Pepfar had pledged funding to the Global Fund to Fight Aids, Tuberculosis and Malaria, to deploy 10m doses of lenacapavir in low-income countries. While the Global Fund has promised to maintain its commitment, it might receive fewer than the planned number of doses, Bekker fears.
“Six months ago, I was saying the best thing we can do with lenacapavir is offer it to everybody in a choice environment. [Now] I think we’re gonna have to say who needs [injectable] prep,” she says, “and the rest have to do the best they can.
“How do we make that decision? And what does that look like? It is back to sort of rationing.
“When we started ARVs [antiretroviral drugs] way back in 2000,” Bekker recalls, “you would go, ‘you get treatment; you don’t, you don’t, you don’t’.
“It feels terrible … but you have to get over that. You have to say it will be infection-saving for some people. And we’ve got to make it count.”

For Beatriz Grinsztejn, president of the International Aids Society, the disruption is critical and threatens many vulnerable people.

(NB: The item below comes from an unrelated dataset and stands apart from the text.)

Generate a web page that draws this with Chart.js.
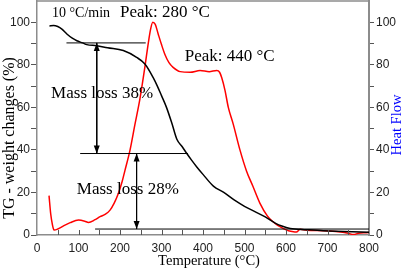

But, she adds, it could present “an important opportunity for ownership – otherwise we are always left in the hands of others”.
She worries about the impact of cuts to funding on younger scientists, with their potential loss from the research field “a major threat for the next generation”. But, she adds, the HIV community is “powerful and very resilient”.

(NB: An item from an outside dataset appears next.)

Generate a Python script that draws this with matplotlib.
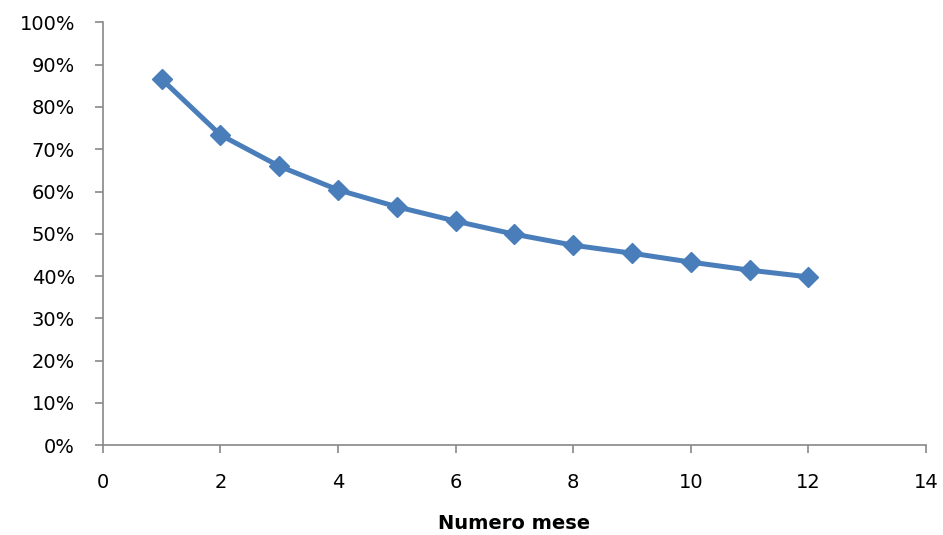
import matplotlib
matplotlib.use("Agg")
import matplotlib.pyplot as plt
from matplotlib.ticker import PercentFormatter

# month number and share
mesi = [1, 2, 3, 4, 5, 6, 7, 8, 9, 10, 11, 12]
valori = [0.866, 0.734, 0.660, 0.604, 0.564, 0.530, 0.499, 0.473, 0.454, 0.433, 0.414, 0.398]

blue = "#4A7EBB"
axis_grey = "#888888"
fontsize = 14

fig = plt.figure(figsize=(9.43, 5.35), dpi=100)
ax = fig.add_axes([0.109, 0.168, 0.873, 0.790])

ax.plot(mesi, valori, color=blue, linewidth=3.6, marker="D",
        markersize=10, markerfacecolor=blue, markeredgecolor=blue)

ax.set_xlim(0, 14)
ax.set_ylim(0, 1.0)
ax.set_xticks(range(0, 15, 2))
ax.set_yticks([i / 10 for i in range(0, 11)])
ax.yaxis.set_major_formatter(PercentFormatter(1.0, decimals=0))

for side in ["top", "right"]:
	ax.spines[side].set_visible(False)
for side in ["left", "bottom"]:
	ax.spines[side].set_color(axis_grey)
	ax.spines[side].set_linewidth(1.2)

ax.tick_params(axis="both", direction="out", length=6, width=1.2,
               color=axis_grey, labelsize=fontsize, labelcolor="black")
ax.tick_params(axis="x", pad=14)
ax.tick_params(axis="y", pad=14)

ax.set_xlabel("Numero mese", fontsize=fontsize, fontweight="bold", labelpad=16)

plt.savefig("out.png", dpi=100)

There have already been calls for new ways of doing things. It is “time for African leadership”, members of the African-led HIV Control Working Group write in the Lancet Global Health. There are now plans for Nigeria to produce HIV drugs and tests domestically.
Christine Stegling, deputy director of UNAids, says it began “a concerted effort” last year to develop plans with countries about how their HIV programmes could become more sustainable domestically “but with a longer timeframe … now we are trying to do some kind of fast-tracking”.
Governments are determined, she says, but it will require fiscal changes either in taxation or by restructuring debt.
The goal of ending Aids by 2030 is still achievable, Stegling believes. “I think we have a very short window of opportunity now, in the next two, three months, to continue telling people that we can do it.
“I keep on reminding people, ‘look, we need to get back to that same energy that we had when people were telling us treatment can’t be available in the global south, right?’ And we didn’t accept it. We made it happen.
“We have national governments now who are also very adamant, because they can see what can happen, and they want to make it happen for their own populations.”